Tony Scott reunites with his Man On Fire (2004) star, Denzel Washington, (and in a smaller way, from his 1986 mega-hit, Top Gun, Val Kilmer) in what is, given Scott’s C.V. and the fact that this was a Jerry Bruckheimer production, a surprisingly engaging action film which starts off appearing to be a police procedural but morphs into a mind-bending, time travel-cum-science fiction movies of sorts.
This is, as they say, not an easy act to follow and the unusual and challenging screenplay by Bill Marsilii and Terry Rossio cleverly allows us to unravel it via the simultaneous on-screen efforts of ATF agent, Doug Carlin (Washington). Carlin, whilst investigating what appears to be a terrorist bombing of a New Orleans ferry, encounters a secret FBI surveillance laboratory that has accidentally discovered how to look at the past. This storyline is interwoven with the murder of a young black woman (Paula Patton) who Carlin comes to realize was somehow connected with the bombing. Carlin eventually works out that the surveillance device can actually interact with past and a la Back To The Future (1985) teleports back in time in an attempt to change the course of events.

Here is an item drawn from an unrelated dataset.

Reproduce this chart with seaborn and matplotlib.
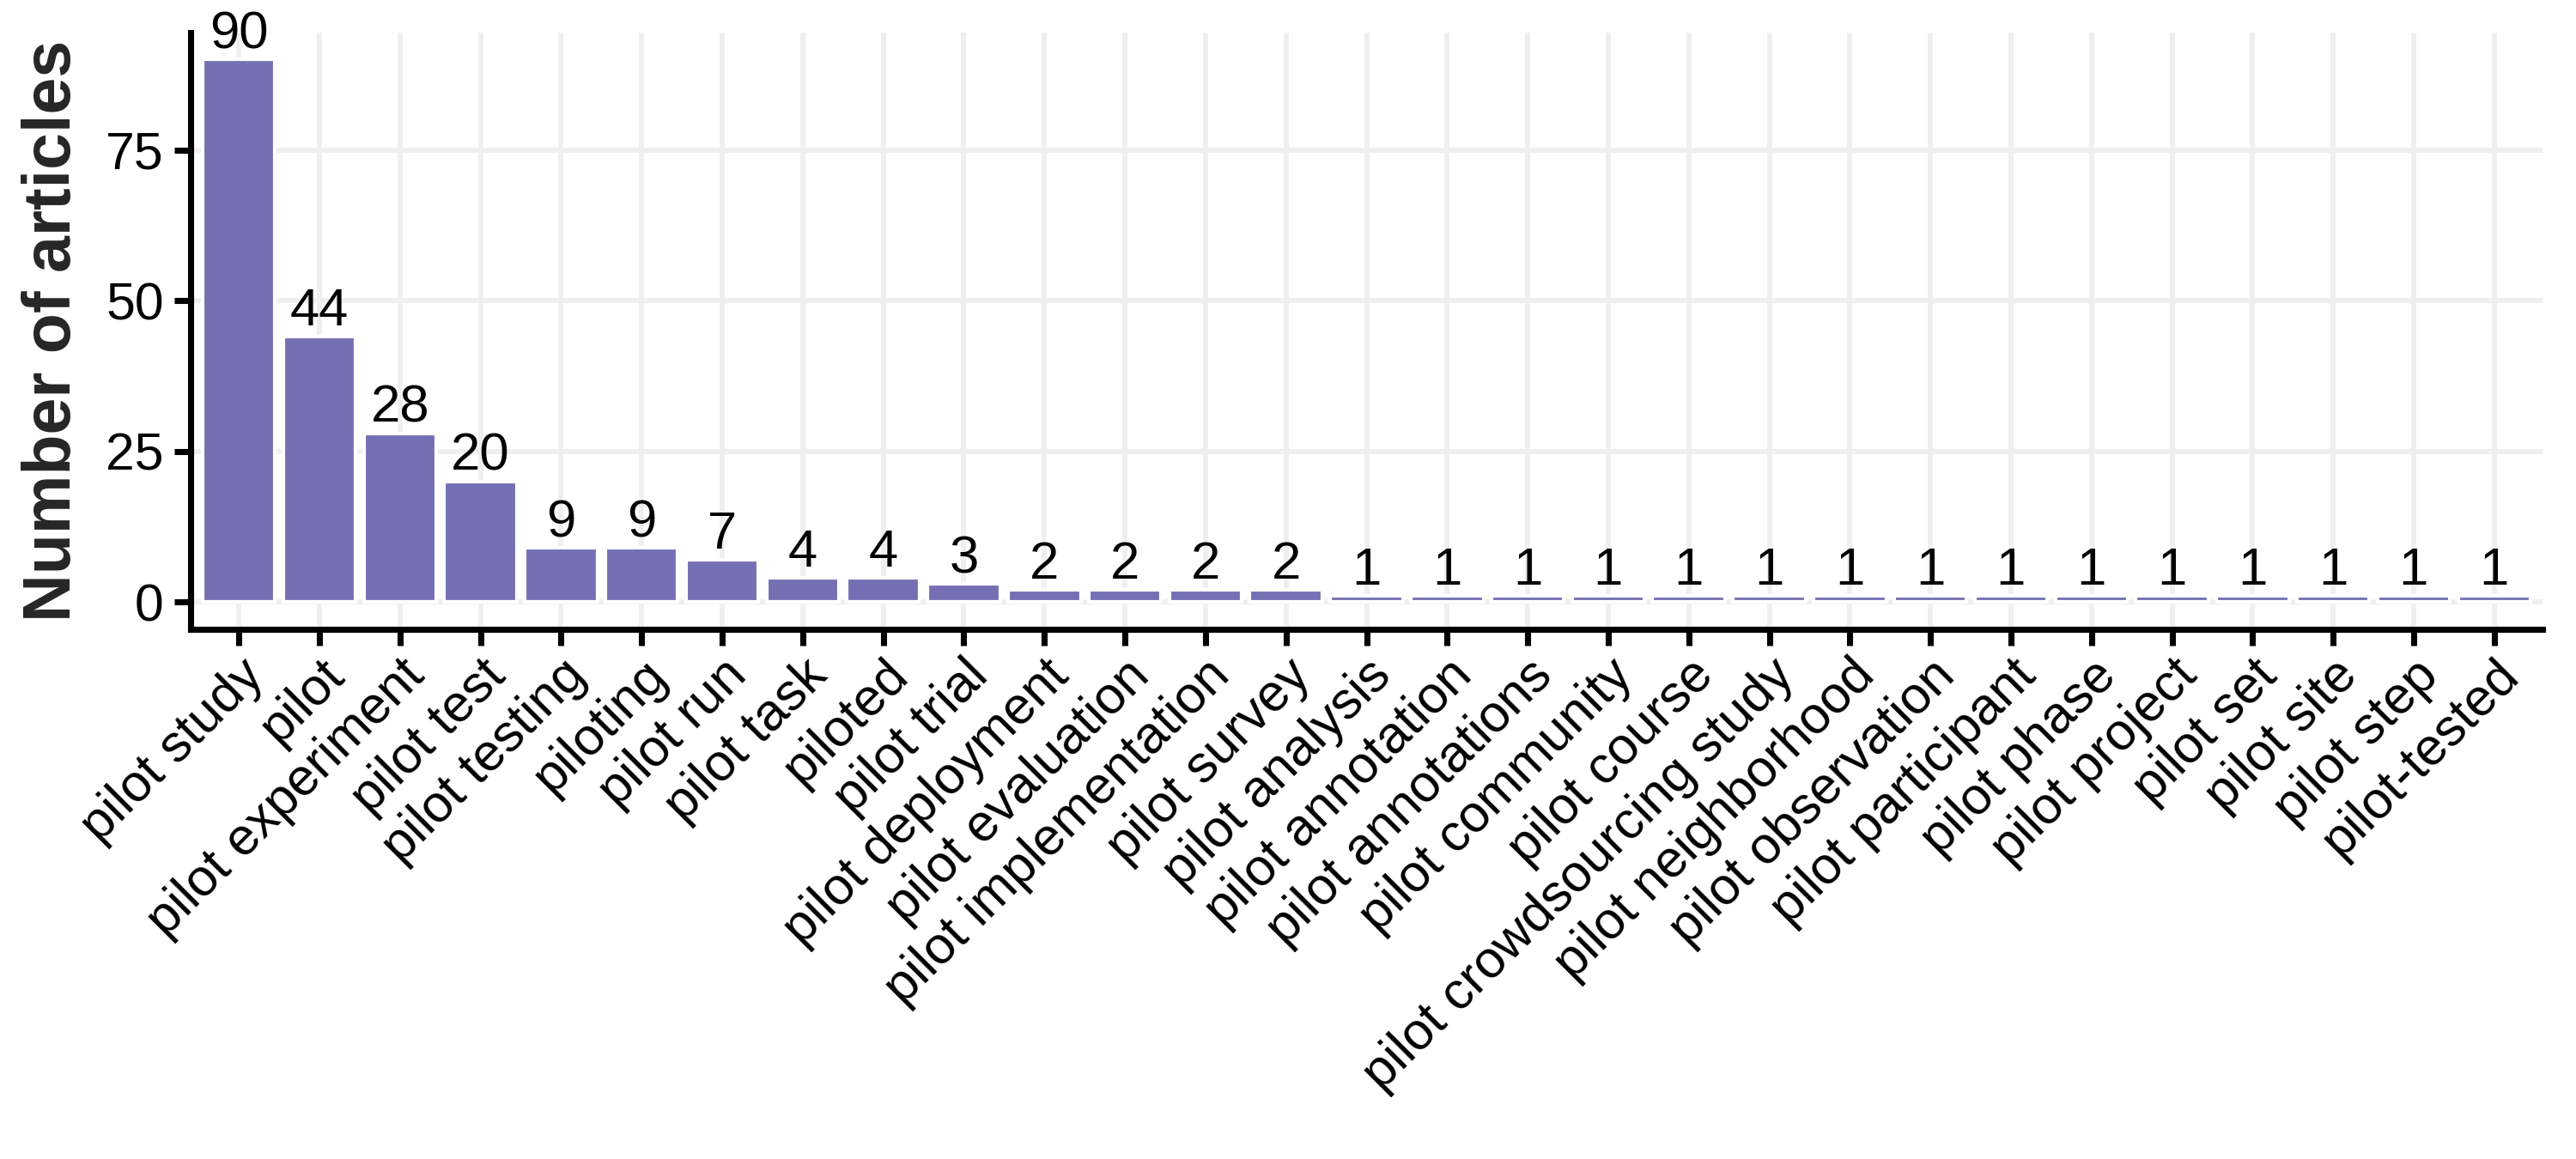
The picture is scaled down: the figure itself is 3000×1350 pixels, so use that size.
import pandas as pd
import matplotlib
matplotlib.use("Agg")
import matplotlib.pyplot as plt
import seaborn as sns

sns.set_style("ticks")
plt.rcParams['font.family'] = ['Liberation Sans', 'DejaVu Sans']

# Data
terms = ["pilot study", "pilot", "pilot experiment", "pilot test", "pilot testing",
         "piloting", "pilot run", "pilot task", "piloted", "pilot trial",
         "pilot deployment", "pilot evaluation", "pilot implementation", "pilot survey",
         "pilot analysis", "pilot annotation", "pilot annotations", "pilot community",
         "pilot course", "pilot crowdsourcing study", "pilot neighborhood",
         "pilot observation", "pilot participant", "pilot phase", "pilot project",
         "pilot set", "pilot site", "pilot step", "pilot-tested"]
counts = [90, 44, 28, 20, 9, 9, 7, 4, 4, 3, 2, 2, 2, 2,
          1, 1, 1, 1, 1, 1, 1, 1, 1, 1, 1, 1, 1, 1, 1]
y_ticks = [0, 25, 50, 75]

df = pd.DataFrame({"term": terms, "count": counts})

fig = plt.figure(figsize=(10, 4.5), dpi=300)
ax = fig.add_axes([0.074, 0.457, 0.913, 0.515])

sns.barplot(data=df, x="term", y="count", order=terms, color="#7570B3",
            saturation=1, width=0.9, ax=ax, zorder=3)

for c in ax.containers:
    ax.bar_label(c, fmt="%d", padding=0, fontsize=14.8, color="black")

ax.set_xlim(-0.6, len(terms) - 0.4)
ax.set_ylim(-4.5, 94.5)
ax.set_yticks(y_ticks)

ax.grid(True, color="#EFEFEF", linewidth=1.4, zorder=0)
ax.set_axisbelow(True)

for side in ["top", "right"]:
    ax.spines[side].set_visible(False)
for side in ["left", "bottom"]:
    ax.spines[side].set_linewidth(1.7)
    ax.spines[side].set_color("black")

ax.tick_params(axis="both", length=4.5, width=1.7, color="black",
               labelsize=14.6, labelcolor="black")
ax.tick_params(axis="y", pad=3)
ax.tick_params(axis="x", pad=1.5)
plt.setp(ax.get_xticklabels(), rotation=45, ha="right", va="top",
         rotation_mode="anchor")

ax.set_xlabel("")
ax.set_ylabel("Number of articles", fontsize=18.5, fontweight="bold", labelpad=6)

fig.savefig("out.png", dpi=300)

Scott cannily keeps everything matter-of-fact, the extraordinary gradually creeping up on the ordinary, thus making for quite intriguing though probably for some, less-than-comprehensible, viewing as the suspense slowly mounts. In its latter stages the film, no doubt in an attempt to win over a mainstream audience, lets go of its cerebral balloon and descends to standard action movie tropes in order to resolve the narrative. A pity, since for the popcorn brigade it would be too little too late and for anyone else it is a far too convenient cop-out.